Jan. 12, 2012, 12:00 a.m.
TV review: 'The Finder'
Courtesy of Fox
TV review: 'The Finder'
Courtesy of Fox

We all know the story: a preternaturally gifted detective/officer/soldier is forced out of the line of duty due to his or her unconventional methods or some malady brought about by trauma, but continues to do his or her work outside of the confines of establishment anyway – because it’s their gift, damn it. Usually, this outsider has help from someone still within the establishment, and he or she also almost always has a mostly useless friend to act as their foil.

 

The Finder,” a new Fox series from the creator of “Bones,” does not stray very far from this formula. The role of the brilliant one is filled by Geoff Stults, playing an Iraq War veteran named Walter Sherman who sustained brain damage when he got caught in an explosion overseas. This resulted in what Deputy U.S. Marshal Isabel Zambada (Mercedes Masöhn) calls a “compulsion to find,” which leads him to seek a pilot with whom he had previously served at the behest of the pilot’s son.
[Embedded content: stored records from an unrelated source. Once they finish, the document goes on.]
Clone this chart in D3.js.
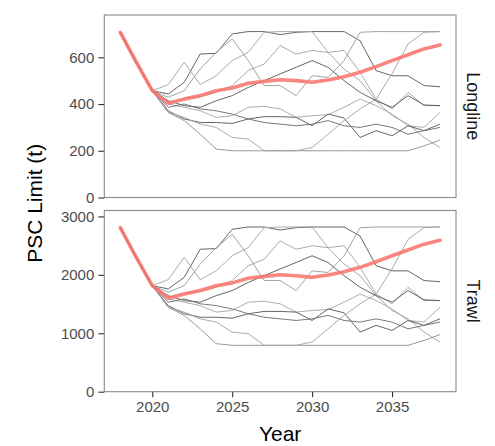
<!DOCTYPE html>
<html>
<head>
<meta charset="utf-8">
<script src="https://cdn.jsdelivr.net/npm/d3@7"></script>
<style>
  html, body { margin: 0; padding: 0; background: #fff; }
  svg { display: block; font-family: "Liberation Sans", Arial, sans-serif; }
</style>
</head>
<body>
<svg id="chart" width="495" height="446"></svg>
<script>
// ---------------- data ----------------
const years = [2018,2019,2020,2021,2022,2023,2024,2025,2026,2027,2028,2029,2030,2031,2032,2033,2034,2035,2036,2037,2038];
const fleets = ["Longline", "Trawl"];
const xTicks = [2020, 2025, 2030, 2035];
const longlineTicks = [0, 200, 400, 600];
const trawlTicks = [0, 1000, 2000, 3000];

// Longline PSC limit (t): simulated trajectories
const longlineSims = [
  [707,579,457,443,493,614,617,700,710,710,697,707,710,710,710,671,543,521,521,479,474],
  [707,579,457,483,579,483,521,586,621,707,710,710,710,621,550,500,414,350,314,257,214],
  [707,579,457,407,426,431,450,479,543,571,650,614,629,621,629,536,421,379,450,393,393],
  [707,579,457,429,457,550,621,679,586,479,479,436,521,514,586,707,710,710,710,710,710],
  [707,579,457,400,386,371,343,350,386,390,379,343,350,354,386,421,393,357,307,300,364],
  [707,579,457,371,336,321,321,317,336,346,346,343,307,357,340,257,286,264,307,286,314],
  [707,579,457,364,329,271,207,200,200,200,200,200,200,200,200,200,200,200,200,221,246],
  [707,579,457,364,343,314,300,257,250,200,200,200,214,271,329,379,421,529,657,707,710],
  [707,579,457,414,393,386,414,436,471,500,529,557,586,557,500,450,414,386,436,396,393],
  [707,579,457,386,400,379,371,357,336,321,314,307,314,329,307,300,314,300,271,286,300]
];
const longlineRef = [707,579,457,403,421,436,457,469,489,497,504,500,493,503,517,536,560,586,611,636,653];

// Trawl PSC limit (t): simulated trajectories
const trawlSims = [
  [2807,2299,1814,1759,1957,2438,2449,2779,2819,2819,2767,2807,2819,2819,2819,2664,2156,2068,2068,1902,1882],
  [2807,2299,1814,1918,2299,1918,2068,2326,2465,2807,2819,2819,2819,2465,2184,1985,1644,1390,1247,1020,850],
  [2807,2299,1814,1616,1691,1711,1787,1902,2156,2267,2581,2438,2497,2465,2497,2128,1671,1505,1787,1560,1560],
  [2807,2299,1814,1703,1814,2184,2465,2696,2326,1902,1902,1731,2068,2041,2326,2807,2819,2819,2819,2819,2819],
  [2807,2299,1814,1588,1532,1473,1362,1390,1532,1548,1505,1362,1390,1405,1532,1671,1560,1417,1219,1191,1445],
  [2807,2299,1814,1473,1334,1274,1274,1258,1334,1374,1374,1362,1219,1417,1350,1020,1135,1048,1219,1135,1247],
  [2807,2299,1814,1445,1306,1076,822,794,794,794,794,794,794,794,794,794,794,794,794,877,977],
  [2807,2299,1814,1445,1362,1247,1191,1020,993,794,794,794,850,1076,1306,1505,1671,2100,2608,2807,2819],
  [2807,2299,1814,1644,1560,1532,1644,1731,1870,1985,2100,2211,2326,2211,1985,1787,1644,1532,1731,1572,1560],
  [2807,2299,1814,1532,1588,1505,1473,1417,1334,1274,1247,1219,1247,1306,1219,1191,1247,1191,1076,1135,1191]
];
const trawlRef = [2807,2299,1814,1600,1671,1731,1814,1862,1941,1973,2001,1985,1957,1997,2052,2128,2223,2326,2426,2525,2592];

const simColors = ["#555555","#a0a0a0","#a0a0a0","#9a9a9a","#a3a3a3","#555555","#8c8c8c","#a0a0a0","#555555","#6a6a6a"];

// ---------------- layout ----------------
const svg = d3.select("#chart");
const left = 104.3, right = 456;
const panels = [
  { name: fleets[0], top: 15, bottom: 197.5, sims: longlineSims, ref: longlineRef, ticks: longlineTicks },
  { name: fleets[1], top: 210.5, bottom: 391.7, sims: trawlSims, ref: trawlRef, ticks: trawlTicks }
];

const x = d3.scaleLinear().domain([2017, 2039]).range([left, right]);

panels.forEach((p, pi) => {
  const maxVal = d3.max([d3.max(p.sims, s => d3.max(s)), d3.max(p.ref)]);
  const y = d3.scaleLinear().domain([0, maxVal * 1.1]).range([p.bottom, p.top]);
  const g = svg.append("g");

  // panel background
  g.append("rect").attr("x", left).attr("y", p.top)
    .attr("width", right - left).attr("height", p.bottom - p.top)
    .attr("fill", "#fff");

  const clipId = "clip" + pi;
  svg.append("clipPath").attr("id", clipId).append("rect")
    .attr("x", left).attr("y", p.top).attr("width", right - left).attr("height", p.bottom - p.top);

  const line = d3.line().x((d, i) => x(years[i])).y(d => y(d));
  const lines = g.append("g").attr("clip-path", `url(#${clipId})`);

  p.sims.forEach((s, si) => {
    lines.append("path").datum(s)
      .attr("d", line)
      .attr("fill", "none")
      .attr("stroke", simColors[si % simColors.length])
      .attr("stroke-width", 0.9)
      .attr("stroke-linejoin", "round");
  });

  lines.append("path").datum(p.ref)
    .attr("d", line)
    .attr("fill", "none")
    .attr("stroke", "#F8766D")
    .attr("stroke-opacity", 0.88)
    .attr("stroke-width", 3.6)
    .attr("stroke-linejoin", "round")
    .attr("stroke-linecap", "round");

  // panel border
  g.append("rect").attr("x", left).attr("y", p.top)
    .attr("width", right - left).attr("height", p.bottom - p.top)
    .attr("fill", "none").attr("stroke", "#8a8a8a").attr("stroke-width", 1.1);

  // y axis
  const yAxis = d3.axisLeft(y).tickValues(p.ticks).tickSize(6).tickPadding(4).tickFormat(d3.format("d"));
  const ya = g.append("g").attr("transform", `translate(${left},0)`).call(yAxis);
  ya.select(".domain").remove();
  ya.selectAll(".tick line").attr("stroke", "#333").attr("stroke-width", 1.1);
  ya.selectAll(".tick text").attr("fill", "#4d4d4d").style("font-size", "15px")
    .style("font-family", "'Liberation Sans', Arial, sans-serif");

  // strip label (right side, rotated)
  g.append("text")
    .attr("transform", `translate(473,${(p.top + p.bottom) / 2}) rotate(90)`)
    .attr("text-anchor", "middle").attr("dy", "0.35em")
    .attr("fill", "#1a1a1a").style("font-size", "18px")
    .text(p.name);

  if (pi === panels.length - 1) {
    const xAxis = d3.axisBottom(x).tickValues(xTicks).tickSize(5.5).tickPadding(4).tickFormat(d3.format("d"));
    const xa = g.append("g").attr("transform", `translate(0,${p.bottom})`).call(xAxis);
    xa.select(".domain").remove();
    xa.selectAll(".tick line").attr("stroke", "#333").attr("stroke-width", 1.1);
    xa.selectAll(".tick text").attr("fill", "#4d4d4d").style("font-size", "15px")
      .style("font-family", "'Liberation Sans', Arial, sans-serif");
  }
});

// axis titles
svg.append("text")
  .attr("x", (left + right) / 2).attr("y", 441)
  .attr("text-anchor", "middle").attr("fill", "#000")
  .style("font-size", "21px").text("Year");

svg.append("text")
  .attr("transform", `translate(35,${(15 + 391.7) / 2}) rotate(-90)`)
  .attr("text-anchor", "middle").attr("dy", "0.35em").attr("fill", "#000")
  .style("font-size", "21px").text("PSC Limit (t)");
</script>
</body>
</html>
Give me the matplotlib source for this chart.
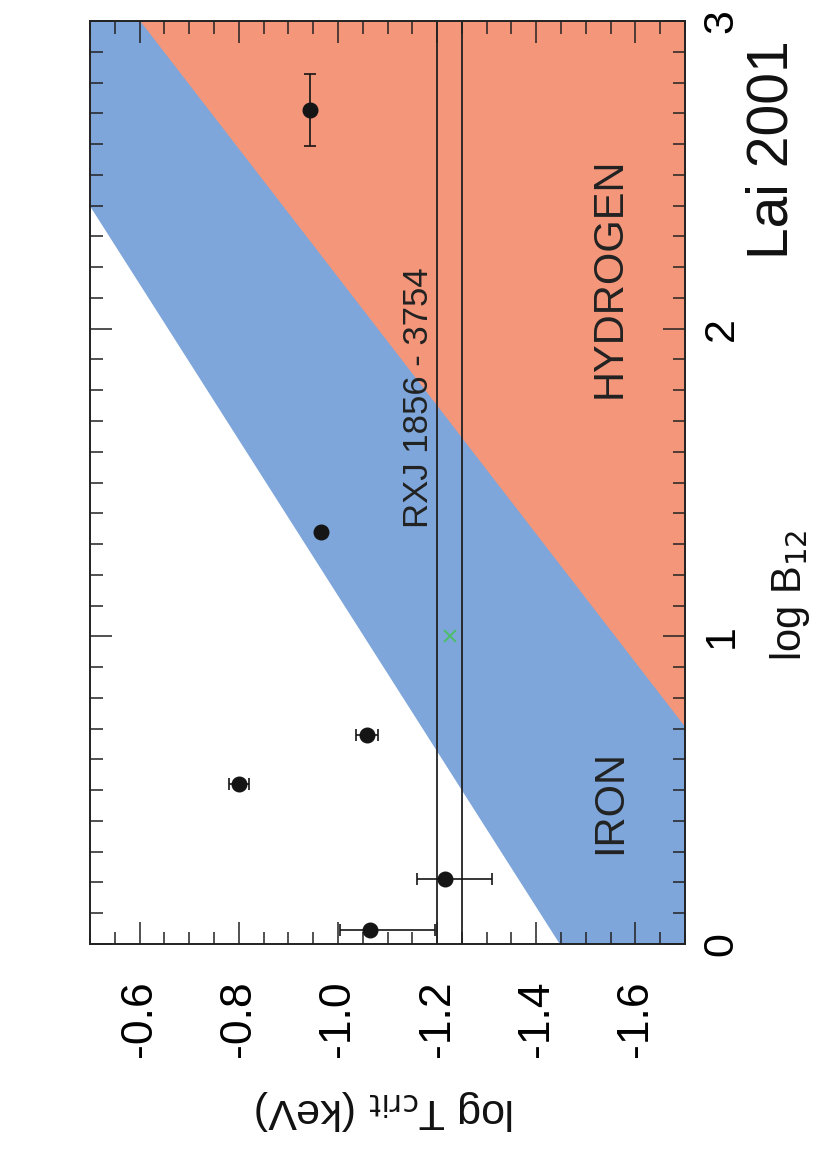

In this, he is aided by his massive friend Leo Knox (Michael Clarke Duncan, “The Green Mile”).

 

This plot follows a standard two-red-herrings-then-resolution arc and ultimately ends in a satisfying, though not entirely expected place, with surprisingly excellent small moments of character drama. In shows like this, however, the plots are hardly important; the characters and the relationships they share carry the show and, ideally, raise it above its contemporaries.

 

Here, the show presents a mixed bag. Willa Monday (Maddie Hasson), a juvenile criminal with a very shady past and a possibly shady future, is an interesting character that will likely figure heavily into the overarching series storyline. Isabel, on the other hand, is a generic “ambitious cop” and is about as one-dimensional as one would expect. The two male leads have a decent chemistry, and Stults does a good job of conveying his character’s idiosyncrasies with some degree of subtlety. Less subtle is some of the dialogue in the pilot; most shows whose characters have backstories choose to spread out the revelation of this mythology across a season or more, but “The Finder” instead elects to throw it on the table all at once, which results in overly expository lines that seem out of place. Because of this, future episodes will likely be tighter. In the end, the show is an enjoyable procedural with a lot of potential…but it doesn’t take a preternaturally gifted TV viewer to find one of those.